Vale la pena destacar aquí cómo la Librería Universitaria sigue siendo el único lugar de su género en donde existe una vitrina amplia destinada a exhibir la producción literaria de los autores quindianos. A este gesto de solidaridad de Fernando debe añadírsele el valeroso hecho de que, hoy por hoy, nuestras librerías colombianas atestan sus vitrinas con ejemplares del discutible género de la autoayuda.

Un sobrino suyo, Gustavo Andrés Guarín, residente en Buenos Aires, a manera de carta de despedida escribió un texto que reavivó el torrente de dolor en la sala de velación, ante el cadáver de Fernando. Se refería a esa particularidad del librero, de andar y desandar a Armenia, atado a su maletín lleno de libros, programado desde siempre para conseguir llegar tarde a todas partes gracias a su inmensa capacidad de saludar y despedirse de cada amigo, cada simpatizante del Polo, cada cliente, cada lector.

La fórmula practicada por Fernando, el librero, para alcanzar el perpetuo estado de incumplimiento horario era simple, según su sobrino: saludar durante media hora y emplear otra en despedirse. Como amigo suyo, desde aquel lejano 1960 en primero bachillerato del Rufino, puedo dar fe de ello. Viví su efusión siempre que coincidía con la maratónica ruta de Fernando.

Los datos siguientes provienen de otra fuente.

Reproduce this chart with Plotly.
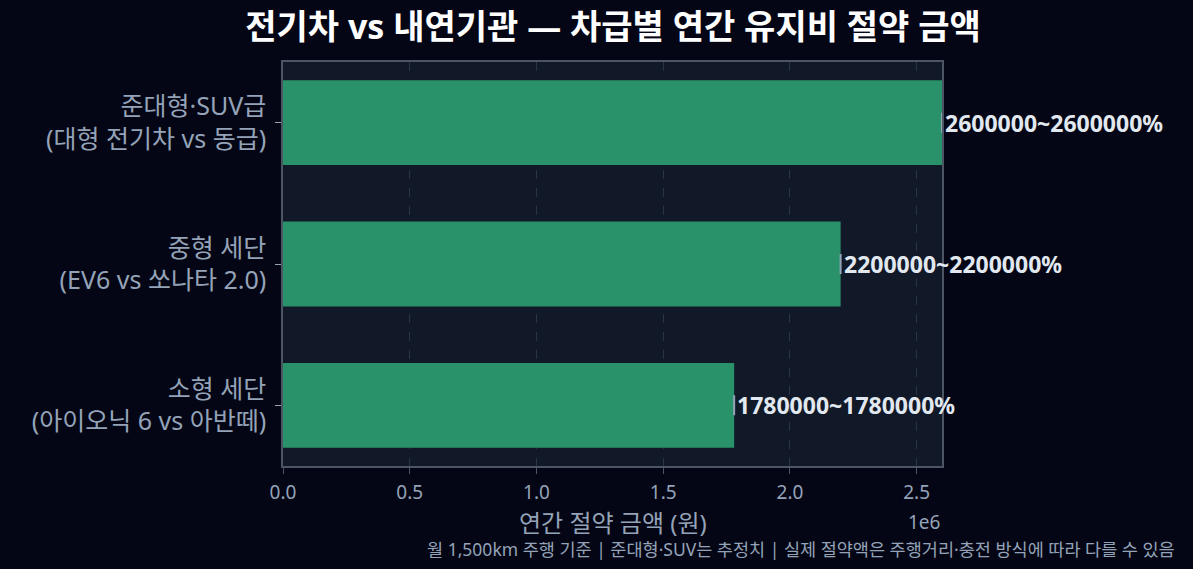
import plotly.graph_objects as go

categories = ["소형 세단<br>(아이오닉 6 vs 아반떼)", "중형 세단<br>(EV6 vs 쏘나타 2.0)", "준대형·SUV급<br>(대형 전기차 vs 동급)"]
savings = [1780000, 2200000, 2600000]
x_tick_vals = [0, 500000, 1000000, 1500000, 2000000, 2500000]
x_tick_text = ["0.0", "0.5", "1.0", "1.5", "2.0", "2.5"]

FONT = "Noto Sans, Noto Sans CJK KR"
ypos = list(range(len(categories)))

plot_left, plot_right, plot_top, plot_bottom = 283, 942, 62, 466
W, H = 1193, 569
ph = plot_bottom - plot_top
pw = plot_right - plot_left

def py(pix):
    return (plot_bottom - pix) / ph

def px(pix):
    return (pix - plot_left) / pw

fig = go.Figure()
fig.add_trace(go.Bar(
    x=savings, y=ypos, orientation="h", width=0.6,
    marker=dict(color="#29926a", line=dict(width=0)),
    error_x=dict(type="data", array=[0] * len(savings), visible=True,
                 color="#94a3b8", thickness=2, width=10),
    hoverinfo="skip", showlegend=False,
))

annotations = []
for v, y in zip(savings, ypos):
    annotations.append(dict(
        x=v, y=y, xref="x", yref="y", xanchor="left", yanchor="middle",
        text=f"<b>{v}~{v}%</b>", showarrow=False, xshift=1,
        font=dict(family=FONT, size=23, color="#e2e8f0"),
    ))
annotations.append(dict(
    x=1.0, y=py(522), xref="paper", yref="paper", xanchor="right", yanchor="middle",
    text="1e6", showarrow=False, font=dict(family=FONT, size=19, color="#94a3b8"),
))
annotations.append(dict(
    x=px(1177), y=py(549), xref="paper", yref="paper", xanchor="right", yanchor="middle",
    text="월 1,500km 주행 기준 | 준대형·SUV는 추정치 | 실제 절약액은 주행거리·충전 방식에 따라 다를 수 있음",
    showarrow=False, font=dict(family=FONT, size=17.5, color="#94a3b8"),
))
annotations.append(dict(
    x=px(613), y=py(522), xref="paper", yref="paper", xanchor="center", yanchor="middle",
    text="연간 절약 금액 (원)", showarrow=False,
    font=dict(family=FONT, size=24, color="#94a3b8"),
))

fig.update_layout(
    width=W, height=H,
    paper_bgcolor="#040615", plot_bgcolor="#111827",
    margin=dict(l=plot_left, r=W - plot_right, t=plot_top, b=H - plot_bottom),
    title=dict(text="<b>전기차 vs 내연기관 — 차급별 연간 유지비 절약 금액</b>",
               x=613 / W, xanchor="center", y=1 - 27 / H, yanchor="middle",
               font=dict(family=FONT, size=34, color="#ffffff")),
    font=dict(family=FONT, color="#94a3b8"),
    annotations=annotations,
)
fig.update_xaxes(
    range=[0, 2600000], tickvals=x_tick_vals, ticktext=x_tick_text,
    tickfont=dict(family=FONT, size=19, color="#94a3b8"),
    ticks="outside", ticklen=6, tickcolor="#4b5563", ticklabelstandoff=2,
    showgrid=True, gridcolor="#2a3444", griddash="dash", gridwidth=1,
    zeroline=False, showline=True, linecolor="#4b5563", linewidth=1.5, mirror=True,
)
fig.update_yaxes(
    range=[-0.43, 2.43], tickvals=ypos, ticktext=categories,
    tickfont=dict(family=FONT, size=25, color="#94a3b8"),
    ticks="outside", ticklen=6, tickcolor="#94a3b8", ticklabelstandoff=4,
    showgrid=False, zeroline=False, showline=True, linecolor="#4b5563", linewidth=1.5, mirror=True,
)

fig.write_html("out.html")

De otra parte, debo confesarlo ahora, fueron muchas las noches en que intentó fugarse de esa dura realidad que lo circundaba en su solitaria vida, recién muerta Aseneth su esposa. Solíamos encontrarnos y emprender un lento peregrinar por las salsotecas de Armenia. Él, desde luego, gozándose a fondo el repertorio de música cubana de Senegal o de Soneros. Algunas veces se evadía de esas tertulias rumberas ante la urgencia de ver a María Fernanda, una de sus hijas, quien llegaba desde Argentina.

Como estudiante y después como maestro e intelectual, forjado en los avatares de esa década de floración de ideas enfiladas hacia la equidad social; luego como esposo, padre, y siempre como librero, refería Fernando que sólo una vez fue blanco de la represión del establecimiento.

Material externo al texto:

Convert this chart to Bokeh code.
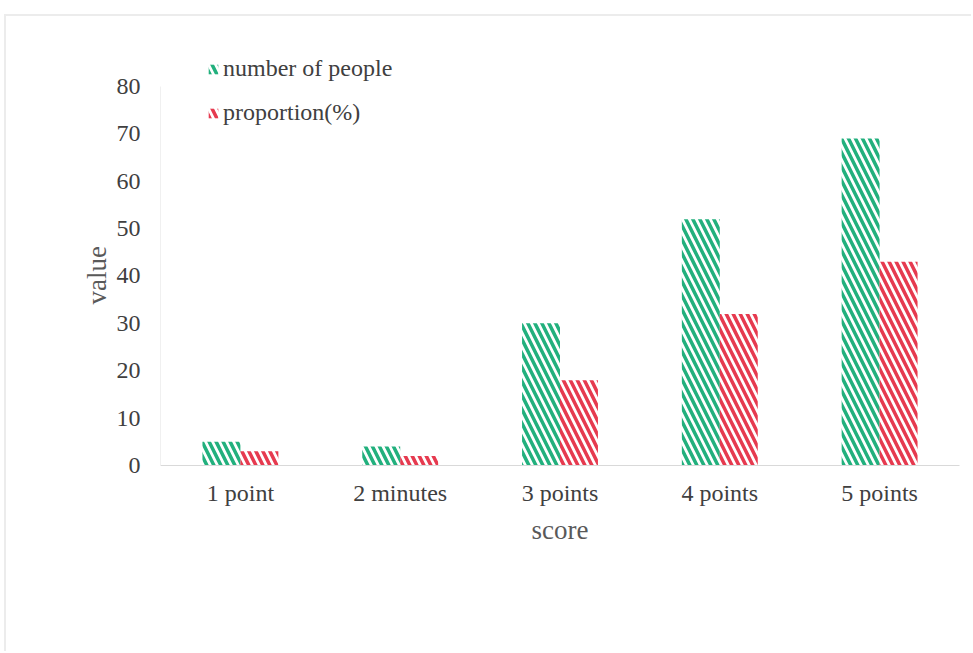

En efecto, a raíz del histórico paro nacional del 14 de septiembre de 1977, bajo el gobierno de quien fuera el fundador del M.R.L. y llamado “el compañero jefe”, Alfonso López Michelsen, su librería fue allanada, bajo la sindicación de instigar al amotinamiento y el paro. Todo porque a Fernando le encontraron volantes en su inseparable maletín.

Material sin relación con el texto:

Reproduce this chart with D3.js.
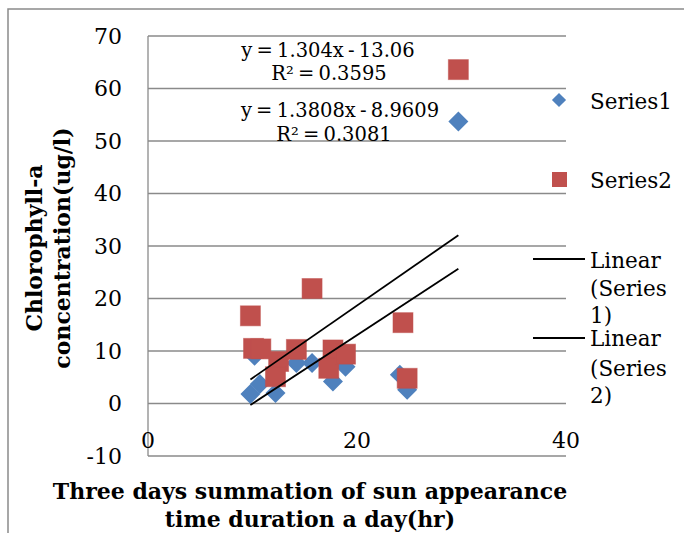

Al retomar el hilo del infatigable caminar y caminar del librero nos sobreviene, entonces, una pregunta a quienes tuvimos el privilegio de su amistad: ¿Esas cálidas, cotidianas y sempiternas despedidas suyas no serían premonitorias, como si el marxista ortodoxo supiera que se iba a ir primero que nosotros?

Consecuente con su concepción del mundo, pero en contra vía del caos horario del fallecido, el cortejo fúnebre salió a las cuatro menos un minuto de la sala de velación, sin cura, iglesia ni rezos, luego de la lectura de la carta escrita por Gustavo Andrés y leída por Carlos Alejandro, también sobrino.

Ya en el cementerio, rodeado de su gente, con el breve discurso de un dirigente del PCC, luego de cantar destemplados en su memoria el antológico Hasta siempre comandante de Carlos Puebla, la ventanita del ataúd, que permitía verlo, fue regada por un chorro generoso del brandy contenido en una botella que asía a modo de bandera Mauricio Alberto, su hijo, y que luego compartió con todos los presentes.

Entonces, desde el momento en que el cajón entró en la banda transportadora hacia el horno incinerador, comencé a experimentar un sentimiento de vergüenza que crece con los días. Parado, con sus amigos y dolientes frente a esa puerta, que de verdad conecta este más acá con el imaginado más allá, como músico de pensamiento situado en la misma frontera que el corazón, como simpatizando del Polo, experimenté la bofetada de saberme traidor. Comprendí, tarde, que era ese, y ningún otro, el momento en que yo debía haber tocado y entonado una canción con todos: La internacional.